Tidsskrift: Food Research International, vol. 37, p. 273–286, 2004
Open Access: none
Quality parameters of cold smoked fillets of Atlantic salmon (Salmo salar) from six different farms in Norway and the Faeroe Islands were investigated after processing with a gentle (manual filleting, dry salting) or tough (machine filleting, injection salting, extended drying) cold smoking procedure. Raw material fat content (15.6–21.1%) and carotenoid composition (astaxanthin 5.7–10.6 mg/kg, canthaxanthin 0.0–4.0 mg/kg) were different. Surface lightness was correlated to a high canthaxanthin or fat content. Product yield and water content was higher in injection salted than dry salted fillets (p<0.001). Injection salted fillets had higher gaping score and softer texture when compared to dry salted (p<0.001). Differences in colour, texture, gaping scores and total liquid loss between raw material groups were not retained consistently after cold smoking, implying that quality traits of the smoked products are difficult to predict from raw material characteristics.
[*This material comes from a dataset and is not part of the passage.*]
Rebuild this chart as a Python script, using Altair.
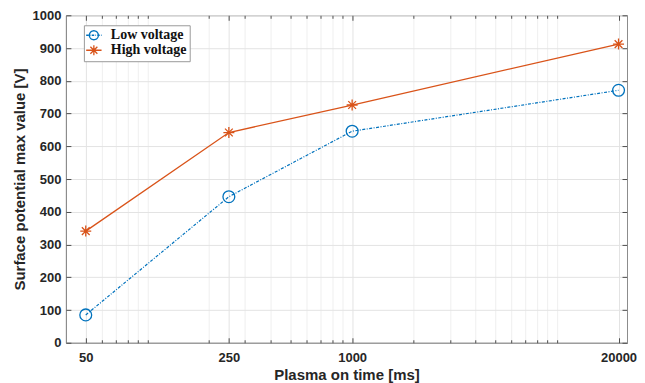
import math
import altair as alt
import pandas as pd

# ---- data ----
plasma_time = [50, 250, 1000, 20000]
low_voltage = [85, 446, 646, 771]
high_voltage = [341, 642, 726, 912]
series_names = ["Low voltage", "High voltage"]

x_tick_values = [50, 250, 1000, 20000]
x_minor_values = [60, 70, 80, 90, 100, 200, 300, 400, 500, 600, 700, 800, 900,
                  2000, 3000, 4000, 5000, 6000, 7000, 8000, 9000, 10000]
y_tick_values = [0, 100, 200, 300, 400, 500, 600, 700, 800, 900, 1000]
x_domain = [40, 22000]
y_domain = [0, 1000]

BLUE = "#0072BD"
ORANGE = "#D95319"
TEXT = "#262626"
FONT = "Liberation Sans"

df = pd.DataFrame({
    "time": plasma_time + plasma_time,
    "value": low_voltage + high_voltage,
    "series": [series_names[0]] * len(plasma_time) + [series_names[1]] * len(plasma_time),
})


# ---- marker shapes (SVG paths in unit coordinates) ----
def fmt(v):
    return f"{v:.3f}".rstrip("0").rstrip(".")


def circle_path(r, n=36):
    pts = [(r * math.cos(2 * math.pi * i / n), r * math.sin(2 * math.pi * i / n)) for i in range(n)]
    return "M" + "L".join(f"{fmt(x)},{fmt(y)}" for x, y in pts) + "Z"


def asterisk_path(a):
    d = a * 0.7071
    return (f"M{fmt(-a)},0L{fmt(a)},0M0,{fmt(-a)}L0,{fmt(a)}"
            f"M{fmt(-d)},{fmt(-d)}L{fmt(d)},{fmt(d)}M{fmt(-d)},{fmt(d)}L{fmt(d)},{fmt(-d)}")


def dashdot_line(x0, x1, pattern):
    segs, x, i = [], x0, 0
    while x < x1:
        length, gap = pattern[i % len(pattern)]
        end = min(x + length, x1)
        segs.append(f"M{fmt(x)},0L{fmt(end)},0")
        x = end + gap
        i += 1
    return "".join(segs)


ASTERISK = asterisk_path(1.0)
legend_low = dashdot_line(-1.4, 1.4, [(0.45, 0.22), (0.12, 0.22)]) + circle_path(0.82)
legend_high = "M-1.4,0L1.4,0" + asterisk_path(0.9)

# ---- scales ----
x_scale = alt.Scale(type="log", domain=x_domain, nice=False)
y_scale = alt.Scale(domain=y_domain, nice=False, zero=False)
color_scale = alt.Scale(domain=series_names, range=[BLUE, ORANGE])
shape_scale = alt.Scale(domain=series_names, range=[legend_low, legend_high])

# ---- axes ----
main_x_axis = alt.Axis(
    values=x_tick_values, format="d", title="Plasma on time [ms]", orient="bottom",
    ticks=False, labelPadding=9, labelFont=FONT, labelFontSize=13, labelFontWeight="bold",
    labelColor=TEXT, labelFlush=False, labelOverlap=False,
    titleFont=FONT, titleFontSize=15, titleFontWeight="bold", titleColor=TEXT,
    titleY=37, titleBaseline="alphabetic",
    domainColor="#8c8c8c", grid=True, gridColor="#e3e3e3",
)
main_y_axis = alt.Axis(
    values=y_tick_values, format="d", title="Surface potential max value [V]", orient="left",
    ticks=False, labelPadding=5, labelFont=FONT, labelFontSize=13, labelFontWeight="bold",
    labelColor=TEXT, labelFlush=False, labelOverlap=False,
    titleFont=FONT, titleFontSize=15, titleFontWeight="bold", titleColor=TEXT,
    titleX=-41, titleBaseline="alphabetic",
    domainColor="#8c8c8c", grid=True, gridColor="#e3e3e3",
)


def tick_axis(orient, values, size, grid=False):
    return alt.Axis(
        orient=orient, values=values, offset=-size, tickSize=size, ticks=True,
        labels=False, domain=False, grid=grid, gridColor="#efefef", title=None,
        tickColor="#4d4d4d", tickWidth=1,
    )


def xenc(axis):
    return alt.X("time:Q", scale=x_scale, axis=axis)


def yenc(axis):
    return alt.Y("value:Q", scale=y_scale, axis=axis)


base = alt.Chart(df)
low = base.transform_filter(alt.datum.series == series_names[0])
high = base.transform_filter(alt.datum.series == series_names[1])

low_line = low.mark_line(color=BLUE, strokeWidth=1.2, strokeDash=[3, 1.5, 1, 1.5]).encode(
    x=xenc(main_x_axis), y=yenc(main_y_axis))
high_line = high.mark_line(color=ORANGE, strokeWidth=1.3).encode(
    x=xenc(tick_axis("bottom", x_tick_values, 5)), y=yenc(tick_axis("left", y_tick_values, 5)))
low_pts = low.mark_point(shape="circle", size=140, filled=False, color=BLUE, strokeWidth=1.3,
                         opacity=1).encode(
    x=xenc(tick_axis("bottom", x_minor_values, 3, grid=True)),
    y=yenc(tick_axis("right", y_tick_values, 5)))
high_pts = high.mark_point(shape=ASTERISK, size=121, filled=False, color=ORANGE, strokeWidth=1.3,
                           opacity=1).encode(
    x=xenc(tick_axis("top", x_tick_values, 5)), y=yenc(None))

legend = alt.Legend(
    orient="none", legendX=18, legendY=10, title=None,
    symbolSize=121, symbolStrokeWidth=1.3, symbolOpacity=1,
    labelFont="Liberation Serif", labelFontSize=14, labelFontWeight="bold", labelColor="#111111",
    labelOffset=10, padding=3, rowPadding=-1,
    strokeColor="#9a9a9a", fillColor="white",
)
legend_layer = base.mark_point(opacity=0, filled=False).encode(
    x=xenc(tick_axis("top", x_minor_values, 3)), y=yenc(None),
    color=alt.Color("series:N", scale=color_scale, legend=legend),
    shape=alt.Shape("series:N", scale=shape_scale, legend=legend),
)

chart = alt.layer(low_line, high_line, low_pts, high_pts, legend_layer).resolve_axis(
    x="independent", y="independent"
).properties(
    width=562, height=328,
    autosize=alt.AutoSizeParams(type="none"),
    padding={"left": 58, "top": 7, "right": 10, "bottom": 40},
).configure_view(stroke="#8c8c8c", strokeWidth=1)

chart.save("out.html", embed_options={"renderer": "svg", "actions": False})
The coefficients of variation in quality traits were not significantly different for the smoking procedures, indicating that the stability of product quality is rather robust to choice of processing method. It is concluded that choice of procedure for cold smoking of Atlantic salmon fillets has a more profound effect on product quality characteristics and proximate composition than raw material.